Rosemary (Rosmarinus Officinalis)
Like juniper, rosemary has a very ancient history. Its beautiful name means “the dew of the sea”, as the leaves and flowers of this wonderful herb glow with all the colours of the ocean and the plant thrives in salty marine air. Sacred to the ancient Greeks and Romans, rosemary was celebrated in De Materia Medica – the earliest recorded pharmacopoeia, written in 50AD – for its soothing and warming. Rosemary also played a key role in one of the earliest known western perfumes, Queen of Hungary Water, first formulated in the 1380s. Medieval folk believed it was a powerful repellent of demons, evil spirits and witches, while Shakespeare’s Ophelia even praised it as an aide to improving memory.
Exotic Verbena (Litsea Cubeba)
Also known as May Chang, this deliciously scented oil is well known to perfumers as well as herbalists. Native to south China and other south-east Asian countries, Litsea Cubeba belongs to the laurel family and yields a fresh herbal odour, with notes of citrus and coriander. The oil derives from the dried cubebs (pepper-like fruits) and has for centuries been revered in indigenous Taiwanese culture for its tonic effect on mind and body, lifting the spirits and promoting relaxation and restful sleep.
True Lavender (Lavandula Angustifolia)
Lavender is one of the very few plants we all know and recognise from infancy. Native to the Mediterranean, this modest but powerful ancient herb thrives on sun and dry poor soil. The Romans named it from the verb “lavare” – to wash. They cleansed their bodies with the fragrant oil yielded by the blossoms, and packed their heavy woollen togas in layers of the dried flowers and leaves to repel moths. The scent of lavender is virile and energising, clean, uplifting, and calming, and is traditionally valued as an aid to mental tranquility and restful sleep.
Lime (Citrus Aurantifolia)
Like the lemon, lime is a natural anti-scorbutic formerly prized in the British Navy as an essential source of vitamins, providing vital relief from an enervating diet of salt meat and wormy biscuit. The costliness of pure lime oil added to its reputation, and it was highly prized by herbalists in the court of Louis XIV, who treated his mother, Anne of Austria. The strength and pungency of limes is increased by the heat of the sun: – the fruit is sharper and more intense the nearer it grows to the equator, yielding a zesty scent renowned for its invigorating properties.
Juniper (Juniperus Communis)
Famous for its magical and symbolic appearances in myths and fairy tales, from its ancient associations as symbol of the fertility goddess Ashera, to the stories of the Brothers Grimm. Every part of the Juniper tree yields a fragrant woody oil which is kind to a weakened respiratory system. Juniper grows widely all over the northern hemisphere: you may even have a tree in your garden – a homely link to the religious rites of Ancient Egypt when the oil was burned before the old gods as an essential ingredient of the sacred khyphi incense.

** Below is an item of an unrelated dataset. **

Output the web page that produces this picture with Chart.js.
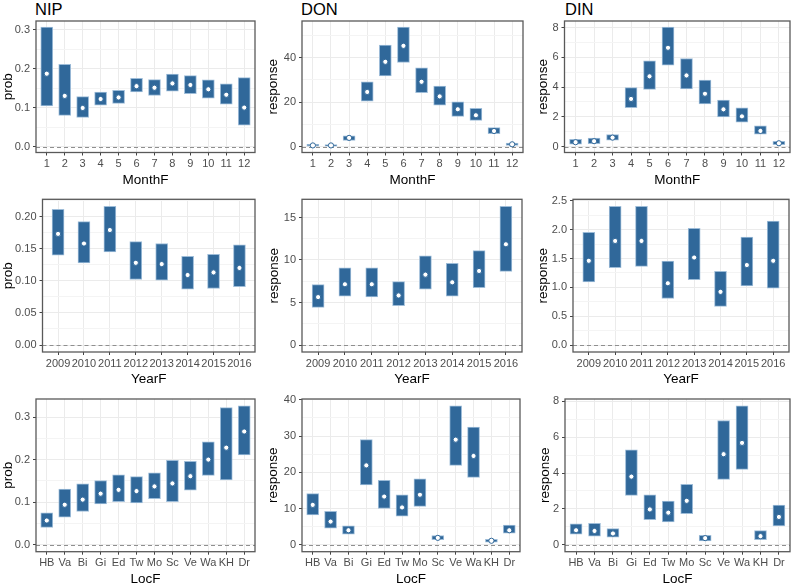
<!DOCTYPE html>
<html><head><meta charset="utf-8">
<script src="https://cdn.jsdelivr.net/npm/chart.js@4.4.1/dist/chart.umd.min.js"></script>
<style>
html,body{margin:0;padding:0;background:#fff;}
body{width:793px;height:584px;position:relative;overflow:hidden;font-family:"Liberation Sans",Arial,sans-serif;}
.ptitle{position:absolute;font-size:16.5px;line-height:18px;color:#000;white-space:nowrap;}
canvas{position:absolute;}
</style></head><body>
<div class="ptitle" style="left:35px;top:0px">NIP</div>
<div class="ptitle" style="left:301px;top:0px">DON</div>
<div class="ptitle" style="left:565px;top:0px">DIN</div>
<script>
// ---------- categories ----------
const months = ['1','2','3','4','5','6','7','8','9','10','11','12'];
const years = ['2009','2010','2011','2012','2013','2014','2015','2016'];
const locs = ['HB','Va','Bi','Gi','Ed','Tw','Mo','Sc','Ve','Wa','KH','Dr'];

// ---------- NIP by month ----------
const nipMonthMean = [0.187,0.130,0.099,0.122,0.126,0.155,0.151,0.162,0.158,0.147,0.133,0.100];
const nipMonthLow  = [0.104,0.080,0.075,0.106,0.111,0.140,0.131,0.142,0.136,0.124,0.109,0.055];
const nipMonthHigh = [0.307,0.211,0.128,0.140,0.144,0.175,0.172,0.186,0.182,0.171,0.161,0.177];
// ---------- DON by month ----------
const donMonthMean = [0.5,0.5,3.9,24.6,38.2,45.4,29.2,22.6,16.8,14.1,7.0,1.0];
const donMonthLow  = [0.2,0.2,2.8,20.4,31.8,37.9,24.3,18.7,13.6,11.8,5.8,0.5];
const donMonthHigh = [1.0,0.9,4.8,29.2,45.7,53.9,35.5,27.3,20.2,17.2,8.5,1.6];
// ---------- DIN by month ----------
const dinMonthMean = [0.29,0.36,0.60,3.20,4.72,6.64,4.78,3.55,2.50,2.03,1.05,0.22];
const dinMonthLow  = [0.16,0.20,0.42,2.61,3.84,5.47,3.87,2.86,1.99,1.63,0.83,0.12];
const dinMonthHigh = [0.49,0.56,0.80,3.96,5.77,8.04,5.92,4.47,3.13,2.61,1.39,0.35];
// ---------- NIP by year ----------
const nipYearMean = [0.173,0.158,0.179,0.128,0.126,0.109,0.113,0.120];
const nipYearLow  = [0.140,0.128,0.145,0.102,0.101,0.087,0.088,0.091];
const nipYearHigh = [0.211,0.192,0.216,0.161,0.158,0.138,0.141,0.156];
// ---------- DON by year ----------
const donYearMean = [5.64,7.15,7.15,5.83,8.28,7.38,8.71,11.85];
const donYearLow  = [4.43,5.75,5.67,4.62,6.57,5.75,6.76,8.67];
const donYearHigh = [7.11,9.09,9.09,7.46,10.49,9.60,11.11,16.32];
// ---------- DIN by year ----------
const dinYearMean = [1.462,1.806,1.806,1.072,1.519,0.923,1.388,1.462];
const dinYearLow  = [1.095,1.342,1.365,0.808,1.135,0.671,1.026,0.986];
const dinYearHigh = [1.955,2.408,2.408,1.456,2.024,1.279,1.875,2.150];
// ---------- NIP by location ----------
const nipLocMean = [0.057,0.094,0.106,0.120,0.129,0.126,0.137,0.144,0.161,0.200,0.228,0.266];
const nipLocLow  = [0.041,0.065,0.078,0.096,0.101,0.098,0.108,0.101,0.128,0.163,0.152,0.211];
const nipLocHigh = [0.075,0.131,0.143,0.151,0.164,0.160,0.169,0.198,0.196,0.242,0.322,0.326];
// ---------- DON by location ----------
const donLocMean = [11.0,6.4,4.0,21.9,13.3,10.3,13.8,1.9,29.0,24.5,1.1,4.0];
const donLocLow  = [8.2,4.6,2.9,16.5,10.0,7.9,10.6,1.37,21.9,18.6,0.7,3.2];
const donLocHigh = [14.1,9.2,5.2,29.0,17.8,13.8,18.2,2.55,38.3,32.5,1.5,5.4];
// ---------- DIN by location ----------
const dinLocMean = [0.81,0.77,0.63,3.80,1.97,1.79,2.45,0.37,5.05,5.68,0.48,1.55];
const dinLocLow  = [0.59,0.48,0.42,2.75,1.40,1.27,1.73,0.22,3.65,4.20,0.29,1.05];
const dinLocHigh = [1.16,1.20,0.90,5.29,2.78,2.43,3.37,0.52,6.93,7.74,0.79,2.21];

// ---------- tick labels (major) and minor grid positions ----------
const ticksNipMonth = ['0.0','0.1','0.2','0.3'];       const minorNipMonth = [0.05,0.15,0.25];
const ticksDonMonth = ['0','20','40'];                 const minorDonMonth = [10,30,50];
const ticksDinMonth = ['0','2','4','6','8'];           const minorDinMonth = [1,3,5,7];
const ticksNipYear  = ['0.00','0.05','0.10','0.15','0.20']; const minorNipYear = [0.025,0.075,0.125,0.175,0.225];
const ticksDonYear  = ['0','5','10','15'];             const minorDonYear = [2.5,7.5,12.5];
const ticksDinYear  = ['0.0','0.5','1.0','1.5','2.0','2.5']; const minorDinYear = [0.25,0.75,1.25,1.75,2.25];
const ticksNipLoc   = ['0.0','0.1','0.2','0.3'];       const minorNipLoc = [0.05,0.15,0.25];
const ticksDonLoc   = ['0','10','20','30','40'];       const minorDonLoc = [5,15,25,35];
const ticksDinLoc   = ['0','2','4','6','8'];           const minorDinLoc = [1,3,5,7];

const BLUE = '#30689a';
const EDGE = '#9dbcd8';
const FONT = '"Liberation Sans", Arial, sans-serif';

const framePlugin = {
  id: 'frame',
  beforeDatasetsDraw(chart) {
    const {ctx, chartArea: a, scales: {y}} = chart;
    const py = Math.round(y.getPixelForValue(0)) + 0.5;
    ctx.save();
    ctx.strokeStyle = '#8f8f8f'; ctx.lineWidth = 1; ctx.setLineDash([4, 3]);
    ctx.beginPath(); ctx.moveTo(a.left, py); ctx.lineTo(a.right, py); ctx.stroke();
    ctx.restore();
  },
  afterDraw(chart) {
    const {ctx, chartArea: a} = chart;
    ctx.save();
    ctx.strokeStyle = '#595959'; ctx.lineWidth = 1.3;
    ctx.strokeRect(a.left, a.top, a.right - a.left, a.bottom - a.top);
    ctx.restore();
  }
};

function makePanel(p) {
  const [L, T, R, B] = p.rect;
  const cL = Math.floor(p.yTitleX - 8.1);
  const cT = Math.floor(T - 12);
  const cR = Math.ceil(R + 4);
  const cB = Math.ceil(p.xTitleY + 8.1);
  const W = cR - cL, H = cB - cT;
  const canvas = document.createElement('canvas');
  canvas.width = W; canvas.height = H;
  canvas.style.left = cL + 'px'; canvas.style.top = cT + 'px';
  canvas.style.width = W + 'px'; canvas.style.height = H + 'px';
  document.body.appendChild(canvas);
  const yW = L - cL, xH = cB - B, padTop = T - cT, padRight = cR - R;
  const n = p.cats.length;
  const lo = Math.min(0, ...p.low), hi = Math.max(...p.high);
  const ex = (hi - lo) * 0.05;
  const majorVals = p.major.map(Number);
  const allTicks = majorVals.concat(p.minor).sort((a, b) => a - b);
  const majorIdx = v => majorVals.findIndex(m => Math.abs(m - v) < 1e-9);
  new Chart(canvas, {
    type: 'bar',
    data: {
      datasets: [
        { type: 'line', data: p.cats.map((c, i) => ({x: i + 1, y: p.mean[i]})), showLine: false,
          pointRadius: 2.6, pointBackgroundColor: '#ffffff', pointBorderColor: BLUE, pointBorderWidth: 1, order: 1 },
        { type: 'bar', data: p.cats.map((c, i) => ({x: i + 1, y: [p.low[i], p.high[i]]})),
          backgroundColor: BLUE, borderColor: EDGE, borderWidth: 1, borderSkipped: false, barThickness: 12, order: 2 }
      ]
    },
    options: {
      responsive: false, animation: false, devicePixelRatio: 1,
      layout: {padding: {top: padTop, right: padRight, left: 0, bottom: 0}},
      plugins: {legend: {display: false}, tooltip: {enabled: false}},
      scales: {
        x: {
          type: 'linear', min: 0.4, max: n + 0.6, offset: false, bounds: 'data',
          afterBuildTicks: s => { s.ticks = p.cats.map((c, i) => ({value: i + 1})); },
          afterFit: s => { s.height = xH; },
          ticks: {callback: v => p.cats[Math.round(v) - 1], autoSkip: false, maxRotation: 0, minRotation: 0,
                  font: {family: FONT, size: 11}, color: '#4d4d4d', padding: 2},
          grid: {offset: false, color: '#ebebeb', lineWidth: 1, tickColor: '#444', tickLength: 3},
          border: {display: false},
          title: {display: true, text: p.xTitle, font: {family: FONT, size: 13.5}, color: '#000', padding: {top: 0, bottom: 0}}
        },
        y: {
          type: 'linear', min: lo - ex, max: hi + ex, bounds: 'data',
          afterBuildTicks: s => { s.ticks = allTicks.map(v => ({value: v})); },
          afterFit: s => { s.width = yW; },
          ticks: {callback: v => { const i = majorIdx(v); return i >= 0 ? p.major[i] : ''; }, autoSkip: false,
                  font: {family: FONT, size: 11}, color: '#4d4d4d', padding: 3},
          grid: {
            color: ctx => (ctx.tick && majorIdx(ctx.tick.value) < 0) ? '#f4f4f4' : '#ebebeb',
            tickColor: ctx => (ctx.tick && majorIdx(ctx.tick.value) < 0) ? 'rgba(0,0,0,0)' : '#444',
            tickLength: 3, lineWidth: 1
          },
          border: {display: false},
          title: {display: true, text: p.yTitle, font: {family: FONT, size: 13.5}, color: '#000', padding: {top: 0, bottom: 0}}
        }
      }
    },
    plugins: [framePlugin]
  });
}

const panels = [
  {cats: months, mean: nipMonthMean, low: nipMonthLow, high: nipMonthHigh, major: ticksNipMonth, minor: minorNipMonth,
   yTitle: 'prob', xTitle: 'MonthF', rect: [36, 21, 256, 152.5], yTitleX: 9, xTitleY: 179},
  {cats: months, mean: donMonthMean, low: donMonthLow, high: donMonthHigh, major: ticksDonMonth, minor: minorDonMonth,
   yTitle: 'response', xTitle: 'MonthF', rect: [302, 21, 523.5, 152.5], yTitleX: 274, xTitleY: 179},
  {cats: months, mean: dinMonthMean, low: dinMonthLow, high: dinMonthHigh, major: ticksDinMonth, minor: minorDinMonth,
   yTitle: 'response', xTitle: 'MonthF', rect: [564.5, 21, 790.5, 152.5], yTitleX: 544, xTitleY: 179},
  {cats: years, mean: nipYearMean, low: nipYearLow, high: nipYearHigh, major: ticksNipYear, minor: minorNipYear,
   yTitle: 'prob', xTitle: 'YearF', rect: [42.5, 199.3, 256, 352], yTitleX: 8.5, xTitleY: 378},
  {cats: years, mean: donYearMean, low: donYearLow, high: donYearHigh, major: ticksDonYear, minor: minorDonYear,
   yTitle: 'response', xTitle: 'YearF', rect: [302, 199.3, 523, 352], yTitleX: 275, xTitleY: 378},
  {cats: years, mean: dinYearMean, low: dinYearLow, high: dinYearHigh, major: ticksDinYear, minor: minorDinYear,
   yTitle: 'response', xTitle: 'YearF', rect: [573, 199.3, 789.5, 352], yTitleX: 544, xTitleY: 378},
  {cats: locs, mean: nipLocMean, low: nipLocLow, high: nipLocHigh, major: ticksNipLoc, minor: minorNipLoc,
   yTitle: 'prob', xTitle: 'LocF', rect: [36, 399, 256, 551.7], yTitleX: 8.5, xTitleY: 578},
  {cats: locs, mean: donLocMean, low: donLocLow, high: donLocHigh, major: ticksDonLoc, minor: minorDonLoc,
   yTitle: 'response', xTitle: 'LocF', rect: [302, 399, 521, 551.7], yTitleX: 274, xTitleY: 578},
  {cats: locs, mean: dinLocMean, low: dinLocLow, high: dinLocHigh, major: ticksDinLoc, minor: minorDinLoc,
   yTitle: 'response', xTitle: 'LocF', rect: [565, 399, 791, 551.7], yTitleX: 546, xTitleY: 578}
];
panels.forEach(makePanel);
</script>
</body></html>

Geranium (Pelargonium Graveolens)
The flowering scented plant was first brought to Europe from its native South Africa over 300 years ago. The rose geranium is a member of the pelargonium family, its name derived from the Greek ‘pelargos’, meaning ‘crane’, due to the seed pods’ remarkable resemblance to the bill of this giant bird. Though there are over 700 varieties of rose geranium, less than a dozen yield sufficient oil to make extraction worthwhile, although its uplifting, enervating aroma makes sourcing it well worth the effort.